HOLMES CITY, Minn. — I'd never heard of a haboob until about two years ago when one struck lakes and towns around Alexandria and ripped the roof off Blade's Store, which houses the post office for Holmes City and sells bait and other provisions for residents and visitors of Grant and Blackwell lakes.
A haboob is an intense windstorm, usually associated with dry, desert areas. Indeed, there was a lot of dust in the one that cut through west-central Minnesota on May 12, 2022.
A couple months later, I called Julie Rice, co-owner of Blade's, for a feature story about what to do when a natural disaster hits your business. She recalled watching a 6-foot wall of water race across Grant Lake while she got her mother and an employee into the basement of the store.
That article mentioned one other unusual development: Within weeks of the disaster, both her longtime insurance agent and her claims adjuster retired.
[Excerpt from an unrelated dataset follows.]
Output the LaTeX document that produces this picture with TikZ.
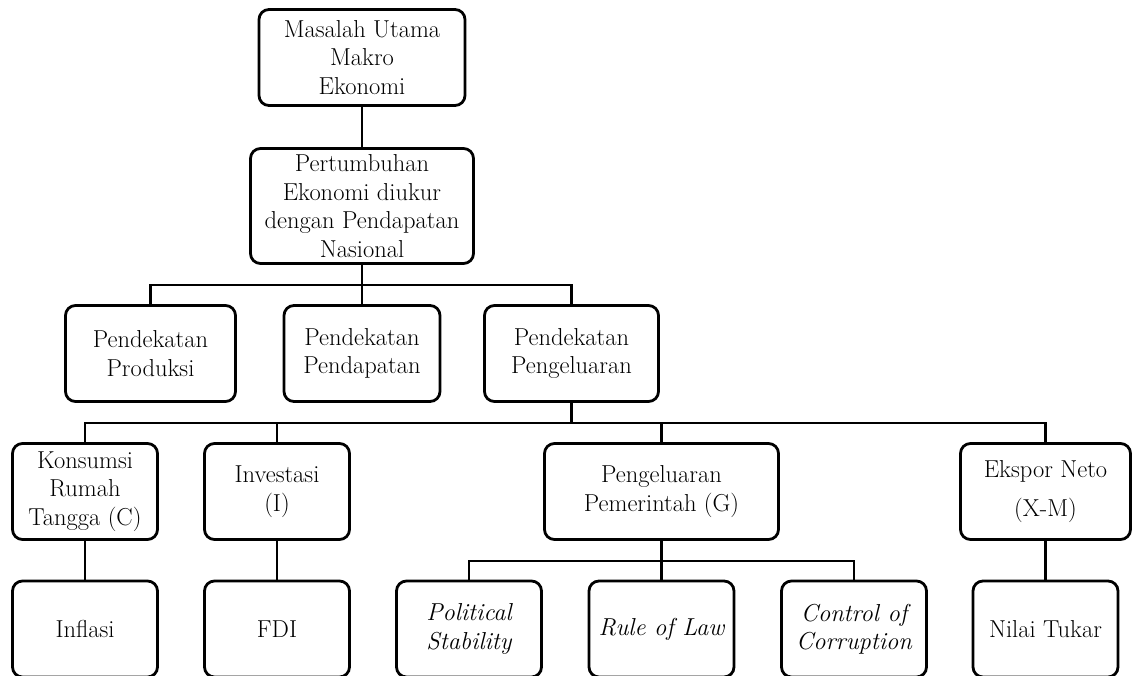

"It only went downhill from there," Rice said last month when I visited Blade's Store. A bald eagle perched atop a nearby utility pole as we looked at exterior repairs.
Minnesotans who experience disasters — and the insurers who help them — are in a complicated moment. It's not a crisis of the kind happening in California, Texas or, worst of all, Florida, where most residents now buy homeowner's coverage from the state government. But neither are things going smoothly.
We may be in the proverbial pot of water that's slowly heating up.
"That's a fair assessment," said Aaron Cocking, chief executive of the Insurance Federation of Minnesota, a trade group of insurers.
The increasing frequency of natural disasters, coupled with the surging cost of rebuilding, is hurting insurers nationwide. In a stunning front-page story last month, the Wall Street Journal reported the scale of a problem that is spiraling like this: Hit by growing losses from claim costs, insurers raise premiums, leading consumers to cut back on coverage or legislators to impose limits on insurers, leading insurers to pull out of high-risk places, leading to more costs for consumers.
In Minnesota, where property insurance prices are surpassed only by states on the coasts, the spiral is playing out slightly differently. State law permits regulators to call for a public hearing whenever an insurance carrier raises premiums 25% or more in a year, a prospect that tends to lead insurers to stay below that threshold.
"There's a risk of having to divulge some proprietary information, so companies are generally unwilling to go through that process," Cocking said. "As such, carriers are having to take less rate than is actuarially needed."
Property insurers in the state did raise premiums and put more restrictions on coverage last year after experiencing a very difficult 2022. For every $1 insurers collected from homeowner premiums that year, they paid out $1.92 in claims. That was the most of four consecutive years in which claim payouts exceeded premium collections in Minnesota, according the American Property Casualty Insurance Association.
The state experienced 387 major hail events in 2022, behind only Texas and Nebraska, and 77 tornadoes, behind only Mississippi, Texas and Alabama. Combined damages exceeded $5 billion. Three weeks after the haboob hit Blade's Store, a tornado damaged more than 100 structures in Forada, 12 miles away.
For the rest of summer, claims adjusters and contractors worked extra-long days to get Douglas County residents back on their feet. Roofing contractors told Rice it would be weeks or months before they could get a roof back on her two-story building, the top floor of which is her home.
In late September, a roofing contractor called to tell her a crew was available. She didn't have a damage estimate to negotiate costs, however. The transfer to a second adjuster wasn't smooth. For weeks, the new adjuster asked for photos and for information Rice thought had been collected by the one who retired.
In October, an adjuster arrived for an in-person visit. Within a week, Rice received a $158,000 damage estimate from an Iowa reinsurance firm. Most elements, however, were far below what she was hearing from contractors or what she had already paid. For instance, the insurance firm estimated $400 to clean the building, but Rice had already paid a damage restoration company nearly ten times that amount.
The new roof did get put on before winter hit in 2022. However, the interior fix-up and siding replacement took most of 2023. To cut costs, Rice and her partner did a lot of the interior work themselves.
"We ended up being able to pay for the complete siding job with enough insurance money that we didn't have to get a loan" she said.
Her contractor was there until "the gold fall weather kicked in" last year. "That was when I finally had the peace of mind that we're not going to have to go into debt," Rice said.